German music historian and writer (1931–2019)

Andreas Holschneider (6 April 1931 – 24 September 2019) was a German music historian and writer.

== Life ==
Holschneider was born in 1931 in Freiburg im Breisgau as the oldest of four sons of the chemist Friedrich Wilhelm Holschneider and Olga Holschneider, née Krafft. He studied piano with Edith Picht-Axenfeld at the Hochschule für Musik Freiburg where he received his concert diploma in 1956, then studied musicology and Romance studies and was awarded the degree "pianist" (Dr. phil.) in 1960 with a thesis on Handel's Messias in Mozart's arrangement at the Eberhard Karls Universität Tübingen.

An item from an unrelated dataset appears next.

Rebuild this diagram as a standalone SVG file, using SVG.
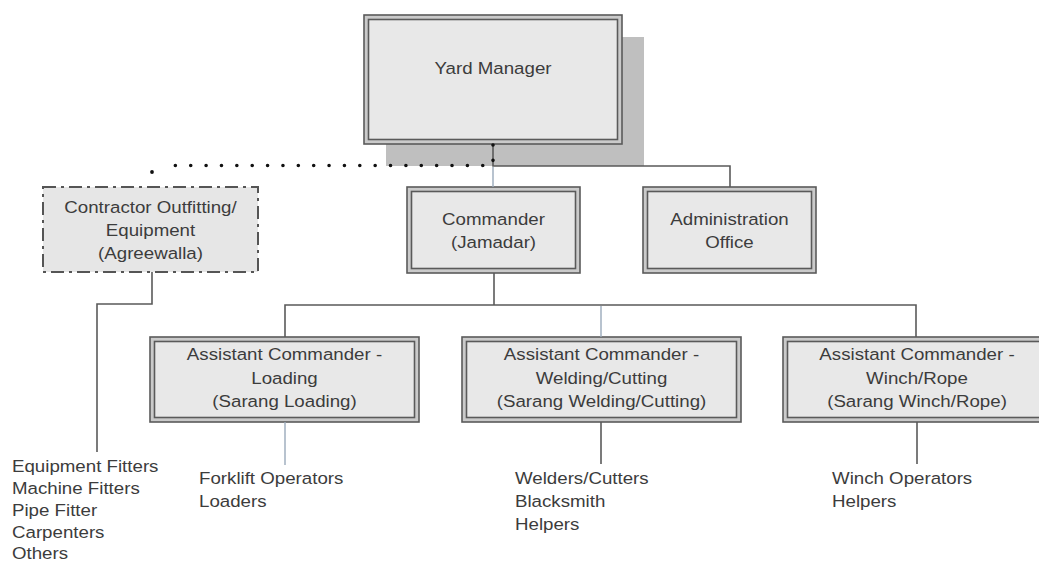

After a one-year research stay in Italy to study sources for the Neue Mozart-Ausgabe, he became an assistant at the Musicological Institute of Hamburg University. He got his habilitation there with a thesis on the earliest counterpoint music pieces in the Middle Ages. In 1970 he took over the management of the Archiv Produktion of Deutsche Grammophon. After various stages of his career within Deutsche Grammophon Gesellschaft, he became Managing Director and President of Deutsche Grammophon in 1987.

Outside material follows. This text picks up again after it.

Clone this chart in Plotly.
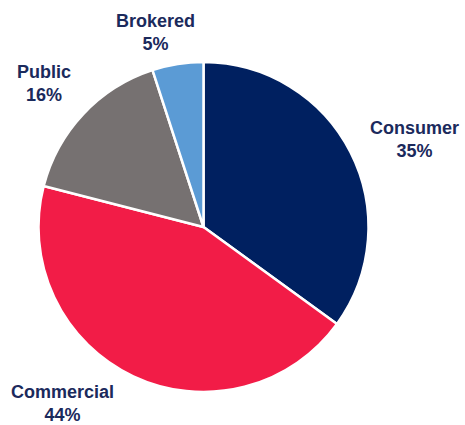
import plotly.graph_objects as go

labels = ["Consumer", "Commercial", "Public", "Brokered"]
values = [35, 44, 16, 5]
colors = ["#002060", "#F21C47", "#767171", "#5B9BD5"]
# label text positions (pixels from top-left, centre of each two-line label)
label_x = [414, 62, 44, 155]
label_y = [140, 403, 83, 32]

W, H = 465, 425

fig = go.Figure(go.Pie(
    labels=labels,
    values=values,
    sort=False,
    direction="clockwise",
    rotation=0,
    marker=dict(colors=colors, line=dict(color="white", width=2.5)),
    textinfo="none",
    hoverinfo="label+percent",
    domain=dict(x=[38.5 / W, 368.5 / W], y=[(H - 392) / H, (H - 62) / H]),
    showlegend=False,
))

for lab, v, lx, ly in zip(labels, values, label_x, label_y):
    fig.add_annotation(
        x=lx / W, y=1 - ly / H, xref="paper", yref="paper",
        text=f"<b>{lab}<br>{v}%</b>",
        showarrow=False, xanchor="center", yanchor="middle", align="center",
        font=dict(family="Liberation Sans, Arial, sans-serif", size=18, color="#1B2A5C"),
    )

fig.update_layout(
    width=W, height=H,
    margin=dict(l=0, r=0, t=0, b=0),
    paper_bgcolor="white", plot_bgcolor="white",
)

fig.write_html(
    "out.html",
    config={"displayModeBar": False},
    post_script="document.body.style.margin='0';document.body.style.overflow='hidden';",
)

Holschneider lived in Baden-Baden until his death there in September 2019 at age 88.

== Publications ==
=== Articles ===
- Wolfgang Amadeus Mozart. Neue Ausgabe sämtlicher Werke. (Internationale Stiftung Mozarteum, Salzburg, Bärenreiter) Serie X, Werkgruppe 28, volumes 1–4: Bearbeitung von Werken Georg Friedrich Händels "Acis und Galatea", "Messias", "Das Alexander-Fest", "Ode auf St. Cäcilia" daselbst
- Bühnenwerke Serie X, volume 13 "L'Oca del Cairo", Addendum and crit. Report.

=== Books ===
- Die Organa von Winchester. Studien zum ältesten Repertoire polyphoner Musik. Olms, Hildesheim 1967, . (Habilitation).
- Was bedeutet uns Franz Liszt?. (Veröffentlichung der Joachim-Jungius-Gesellschaft der Wissenschaften. No. 31). Vandenhoeck & Ruprecht, Göttingen 1977, ISBN 3-525-85557-5.
- Der Tod am Klavier. August von Goethe Literaturverlag, Frankfurt 2002, ISBN 3-8267-5106-X; 2., revised edition 2017, ISBN 978-3-8372-1988-3.
- Sarah Florimath. Eine Kriminalgeschichte. August von Goethe Literaturverlag, Frankfurt 2017, ISBN 978-3-8372-1975-3.